1
votes

I have created table using below CQL: I want to run query to find all video by actor name (case insensitive).

CREATE TABLE video_by_actor(
    actor text, added_date timestamp, video_id timeuuid, 
    character_name text, description text,
    encoding frozen<video_encoding>,
    tags set<text>, title text, user_id uuid,
primary key ((actor), added_date)) with clustering order by (added_date desc);


select * from video_by_actor where actor='Tom Hanks'

I want to select all rows from table irrespective of actor's name case eg. "tom hanks," "Tom hanks," "tom Hanks" etc.

Is it possible?

1
From Cassandra developer forum: This is not possible with regular CQL queries, but you have a few options: 1. Create a special column in your table to store the normalized string that you want to search. 2. Use a SASI index. 3. Use DSE Search.Amit H

1 Answers

2
votes

I want to search all case

First of all, if you want to "search," you need a different tool, like ElasticSearch.
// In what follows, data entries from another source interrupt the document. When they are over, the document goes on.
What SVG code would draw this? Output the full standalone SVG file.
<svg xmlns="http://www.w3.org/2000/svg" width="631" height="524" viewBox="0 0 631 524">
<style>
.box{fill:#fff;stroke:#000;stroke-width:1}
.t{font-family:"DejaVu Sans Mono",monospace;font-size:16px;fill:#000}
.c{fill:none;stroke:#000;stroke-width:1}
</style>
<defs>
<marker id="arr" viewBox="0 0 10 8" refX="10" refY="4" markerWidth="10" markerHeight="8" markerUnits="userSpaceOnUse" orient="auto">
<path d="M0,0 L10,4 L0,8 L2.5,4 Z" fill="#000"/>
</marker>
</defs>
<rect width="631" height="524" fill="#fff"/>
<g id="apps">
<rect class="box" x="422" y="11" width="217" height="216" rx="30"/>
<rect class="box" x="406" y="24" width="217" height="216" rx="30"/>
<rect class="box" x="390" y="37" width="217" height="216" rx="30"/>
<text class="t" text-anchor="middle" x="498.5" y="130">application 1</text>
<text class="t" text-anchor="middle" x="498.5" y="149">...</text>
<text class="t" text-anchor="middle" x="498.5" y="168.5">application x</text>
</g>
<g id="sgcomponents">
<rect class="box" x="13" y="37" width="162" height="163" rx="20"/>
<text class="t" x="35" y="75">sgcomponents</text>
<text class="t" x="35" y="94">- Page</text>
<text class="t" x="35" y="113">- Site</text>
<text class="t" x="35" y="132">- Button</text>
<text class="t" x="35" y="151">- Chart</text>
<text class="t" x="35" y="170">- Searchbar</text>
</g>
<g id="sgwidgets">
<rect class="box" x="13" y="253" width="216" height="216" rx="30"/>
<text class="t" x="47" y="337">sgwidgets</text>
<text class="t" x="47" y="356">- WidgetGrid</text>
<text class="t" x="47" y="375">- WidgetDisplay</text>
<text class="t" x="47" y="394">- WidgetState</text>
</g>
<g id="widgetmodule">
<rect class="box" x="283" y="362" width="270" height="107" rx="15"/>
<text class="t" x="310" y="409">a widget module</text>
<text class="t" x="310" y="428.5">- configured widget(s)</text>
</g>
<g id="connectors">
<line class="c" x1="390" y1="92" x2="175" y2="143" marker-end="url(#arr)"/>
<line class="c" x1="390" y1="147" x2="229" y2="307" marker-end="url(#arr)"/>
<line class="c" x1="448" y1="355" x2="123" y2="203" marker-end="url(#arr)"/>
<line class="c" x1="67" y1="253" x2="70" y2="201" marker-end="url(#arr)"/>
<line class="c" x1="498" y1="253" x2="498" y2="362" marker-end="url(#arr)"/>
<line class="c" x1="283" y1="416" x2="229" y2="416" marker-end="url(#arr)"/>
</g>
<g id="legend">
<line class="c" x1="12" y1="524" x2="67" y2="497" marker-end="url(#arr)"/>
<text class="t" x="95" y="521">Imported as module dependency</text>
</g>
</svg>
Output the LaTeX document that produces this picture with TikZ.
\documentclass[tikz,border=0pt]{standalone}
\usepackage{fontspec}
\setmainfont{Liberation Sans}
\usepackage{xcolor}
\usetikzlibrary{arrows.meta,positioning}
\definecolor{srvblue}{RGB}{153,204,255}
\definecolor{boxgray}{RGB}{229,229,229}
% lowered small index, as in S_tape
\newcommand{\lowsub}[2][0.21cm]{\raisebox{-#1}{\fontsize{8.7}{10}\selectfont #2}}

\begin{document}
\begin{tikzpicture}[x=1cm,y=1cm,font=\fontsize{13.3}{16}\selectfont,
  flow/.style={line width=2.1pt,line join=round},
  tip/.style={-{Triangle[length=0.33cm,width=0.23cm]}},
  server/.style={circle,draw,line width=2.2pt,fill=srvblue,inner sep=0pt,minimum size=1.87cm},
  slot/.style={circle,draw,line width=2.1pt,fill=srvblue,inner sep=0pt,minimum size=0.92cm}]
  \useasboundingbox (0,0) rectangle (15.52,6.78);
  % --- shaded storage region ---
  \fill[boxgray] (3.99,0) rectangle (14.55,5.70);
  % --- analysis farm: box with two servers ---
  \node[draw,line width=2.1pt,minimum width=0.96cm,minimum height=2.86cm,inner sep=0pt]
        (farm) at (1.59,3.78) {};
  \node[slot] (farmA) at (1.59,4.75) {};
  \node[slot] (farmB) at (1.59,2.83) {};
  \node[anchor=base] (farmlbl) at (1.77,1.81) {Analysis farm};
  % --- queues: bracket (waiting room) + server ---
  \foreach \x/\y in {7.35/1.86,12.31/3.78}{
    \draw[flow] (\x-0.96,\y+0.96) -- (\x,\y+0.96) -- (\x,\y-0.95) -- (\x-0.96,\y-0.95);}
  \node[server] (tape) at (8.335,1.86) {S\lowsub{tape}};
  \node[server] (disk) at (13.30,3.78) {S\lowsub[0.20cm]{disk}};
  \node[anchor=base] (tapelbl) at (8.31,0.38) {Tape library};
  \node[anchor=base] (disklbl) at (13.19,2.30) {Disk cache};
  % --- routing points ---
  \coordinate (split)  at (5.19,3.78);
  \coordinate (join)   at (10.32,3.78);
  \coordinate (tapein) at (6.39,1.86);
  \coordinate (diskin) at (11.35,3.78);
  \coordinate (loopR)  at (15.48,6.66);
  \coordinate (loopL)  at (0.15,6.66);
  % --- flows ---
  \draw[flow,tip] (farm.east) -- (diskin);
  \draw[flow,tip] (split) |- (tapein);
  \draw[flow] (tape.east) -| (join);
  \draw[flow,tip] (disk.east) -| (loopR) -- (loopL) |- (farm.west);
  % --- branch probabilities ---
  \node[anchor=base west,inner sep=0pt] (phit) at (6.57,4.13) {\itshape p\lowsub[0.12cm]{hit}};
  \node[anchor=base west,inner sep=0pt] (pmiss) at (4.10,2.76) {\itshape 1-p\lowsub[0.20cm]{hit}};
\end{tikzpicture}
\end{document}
Cassandra is for key-based querying, which is very different from searching.

No, what you're looking to do really isn't possible with Cassandra, as it cares about case. I created the table definition described above, and inserted four rows, each with a different case application to Tom Hanks' name. Then I queried the results with the token function:

aploetz@cqlsh:stackoverflow> SELECT actor,token(actor),title FROM video_by_actor ;

 actor     | system.token(actor)  | title
-----------+----------------------+---------------------
 Tom Hanks | -4258050846863339499 |        Forrest Gump
 Tom hanks | -3872727890651172910 | Saving Private Ryan
 tom Hanks | -3300209463718095087 | Joe vs. the Volcano
 tom hanks |  1022609553103151654 |           Apollo 13

(4 rows)

Notice how each different case of "Tom Hanks" generated a different token. As this table is partitioning on actor, this means that these rows will likely be stored on different nodes.

Again, you'll probably want to use an actual search engine for something like this. They will have tools like analyzers that can have features like "fuzzy matching" enabled.